Information Warfare: Pollywood Goes To War


June 24, 2010: In Afghanistan, the Taliban are faced with many enemies, one of the most dangerous is a new one; Pollywood.. The Taliban has many enemies. Not just the government (which is corrupt, and disliked by many Afghans), the foreign troops (which are foreign, and thus, at best, tolerated), and the non-Pushtun majority (who are 60 percent of the population, and who are very hostile to the Taliban, who are a Pushtun movement), but also new ideas and entertainment. The most threatening new enemy is video. The Taliban, and Islamic radicals in general, are hostile to video based entertainment (unless it involves Islamic scholars providing religious instruction, and sometimes not even that.) But video entertainment is very popular in Afghanistan, especially the amateur movies made in Pushto and Dari (the common language of Afghanistan, and most popular among the non-Pushtuns) and sold, cheap, everywhere. This new industry is sort of a Pushtun Hollywood, or "Pollywood."
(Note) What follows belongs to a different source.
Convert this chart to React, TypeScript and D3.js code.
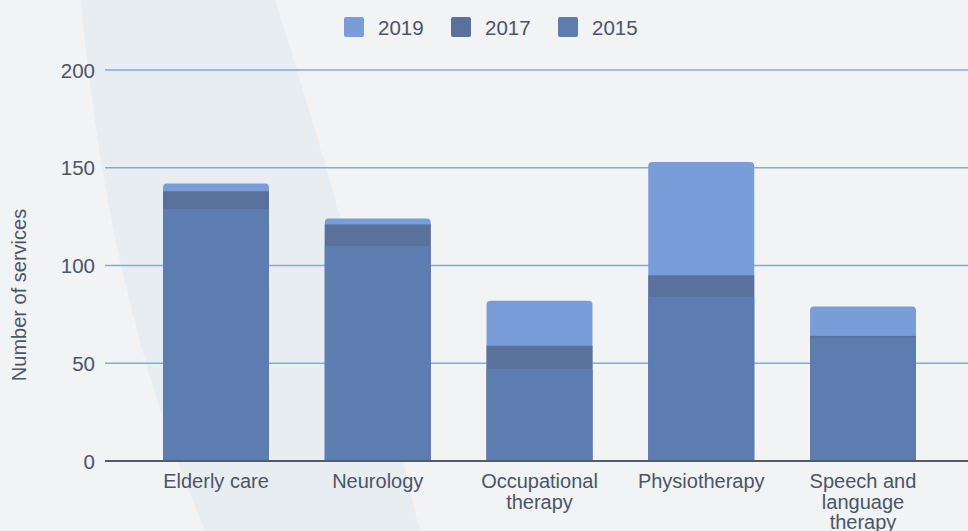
import React from "react";
import * as d3 from "d3";

const categories = [
  ["Elderly care"],
  ["Neurology"],
  ["Occupational", "therapy"],
  ["Physiotherapy"],
  ["Speech and", "language", "therapy"],
];
const series = ["2019", "2017", "2015"];
const values2019 = [142, 124, 82, 153, 79];
const values2017 = [138, 121, 59, 95, 64];
const values2015 = [129, 110, 47, 84, 63];
const yTicks = [0, 50, 100, 150, 200];

const colors: Record<string, string> = {
  "2019": "#789dd8",
  "2017": "#5a719c",
  "2015": "#5d7cb0",
};

const W = 968;
const H = 531;
const FONT = "'Liberation Sans', Arial, sans-serif";
const TEXT = "#4b5569";

function topRounded(x: number, y: number, w: number, h: number, r: number) {
  const p = d3.path();
  p.moveTo(x, y + h);
  p.lineTo(x, y + r);
  p.quadraticCurveTo(x, y, x + r, y);
  p.lineTo(x + w - r, y);
  p.quadraticCurveTo(x + w, y, x + w, y + r);
  p.lineTo(x + w, y + h);
  p.closePath();
  return p.toString();
}

export default function App() {
  const keys = categories.map((c) => c.join(" "));
  const step = 161.75;
  const x = d3
    .scaleBand<string>()
    .domain(keys)
    .range([216 - step / 2, 216 - step / 2 + step * 5])
    .paddingInner(0.345)
    .paddingOuter(0.345 / 2);
  const y = d3.scaleLinear().domain([0, 200]).range([461, 70]);
  const bw = x.bandwidth();
  const data: Record<string, number[]> = {
    "2019": values2019,
    "2017": values2017,
    "2015": values2015,
  };

  return (
    <svg
      width={W}
      height={H}
      style={{ position: "absolute", left: 0, top: 0, display: "block" }}
    >
      <rect x={0} y={0} width={W} height={H} fill="#f1f3f4" />
      <path
        d="M80,0 C95,120 110,300 205,531 L420,531 C395,430 370,300 275,0 Z"
        fill="#e7edf1"
      />
      {yTicks
        .filter((t) => t !== 0)
        .map((t) => (
          <line
            key={t}
            x1={105}
            x2={W}
            y1={y(t)}
            y2={y(t)}
            stroke="#86a9dc"
            strokeWidth={1.5}
          />
        ))}
      {keys.map((k, i) => {
        const x0 = x(k)!;
        const h19 = y(0) - y(values2019[i]);
        return (
          <g key={k}>
            <path
              d={topRounded(x0, y(values2019[i]), bw, h19, 4)}
              fill={colors["2019"]}
            />
            <rect
              x={x0}
              y={y(data["2017"][i])}
              width={bw}
              height={y(0) - y(data["2017"][i])}
              fill={colors["2017"]}
            />
            <rect
              x={x0}
              y={y(data["2015"][i])}
              width={bw}
              height={y(0) - y(data["2015"][i])}
              fill={colors["2015"]}
            />
          </g>
        );
      })}
      <line x1={105} x2={W} y1={y(0)} y2={y(0)} stroke="#555b66" strokeWidth={2} />
      {yTicks.map((t) => (
        <text
          key={t}
          x={95}
          y={y(t) + 7.5}
          textAnchor="end"
          fontFamily={FONT}
          fontSize={20.5}
          fill={TEXT}
        >
          {t}
        </text>
      ))}
      <text
        transform={`translate(26,295) rotate(-90)`}
        textAnchor="middle"
        fontFamily={FONT}
        fontSize={20}
        fill={TEXT}
      >
        Number of services
      </text>
      {categories.map((lines, i) => {
        const cx = x(keys[i])! + bw / 2;
        return (
          <text
            key={keys[i]}
            textAnchor="middle"
            fontFamily={FONT}
            fontSize={20}
            fill={TEXT}
          >
            {lines.map((l, j) => (
              <tspan key={j} x={cx} y={488 + j * 20.5}>
                {l}
              </tspan>
            ))}
          </text>
        );
      })}
      {series.map((s, i) => {
        const lx = 344 + i * 107;
        return (
          <g key={s}>
            <rect x={lx} y={17} width={20} height={20} rx={2} fill={colors[s]} />
            <text
              x={lx + 34}
              y={34.5}
              fontFamily={FONT}
              fontSize={20.5}
              fill={TEXT}
            >
              {s}
            </text>
          </g>
        );
      })}
    </svg>
  );
}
Such movies are not unusual. They are increasingly common in poor countries that do not possess a large enough audience to support professionally made films. Nigeria, the largest country in Africa, produces thousands of these films (which vary greatly in length and quality) a year, in several different local languages. The films are sold on cheap CDs and DVDs, to discourage piracy (which happens anyway). Called "Nollywood" (as a play on Hollywood), it generates over $250 million a year in sales. The Hindi language movie industry ("Bollywood") generates over a billion dollars a year in sales, and produces mainly professional films, many matching Hollywood releases in terms of production values. For example, the recent Oscar winner, Slumdog Millionaire, was made in India with a largely Indian crew (technicians), and many Indian actors in front of the cameras. There are several other smaller film industries in South Asia, each specializing in a different language (there are two dozen major language/cultures in South Asia, of which Pushto is one.)

Subtitled or dubbed videos from India or Pakistan have long been popular in Afghanistan, especially with all that drug money making it possible for so many more people to buy televisions or PCs to watch the CDs and DVDs on. While Pollywood films avoid religion, nudity, and women in general, they do hew to traditional Pushtun values and stories, but in a modern setting. This annoys the Taliban, who want Pushtuns, and everyone else in Afghanistan, to live a sort of neo-Medieval lifestyle, under the rule of Islamic clerics and warlords. Most Afghans are opposed to this, and Pollywood product feeds that opposition. The Taliban have threatened, and even killed, people creating (or just watching) Pollywood films, but that has not even slowed down the growth of this entertainment industry. And the more the Taliban persecute Pollywood, the more likely that some of the films will become blatantly anti-Taliban.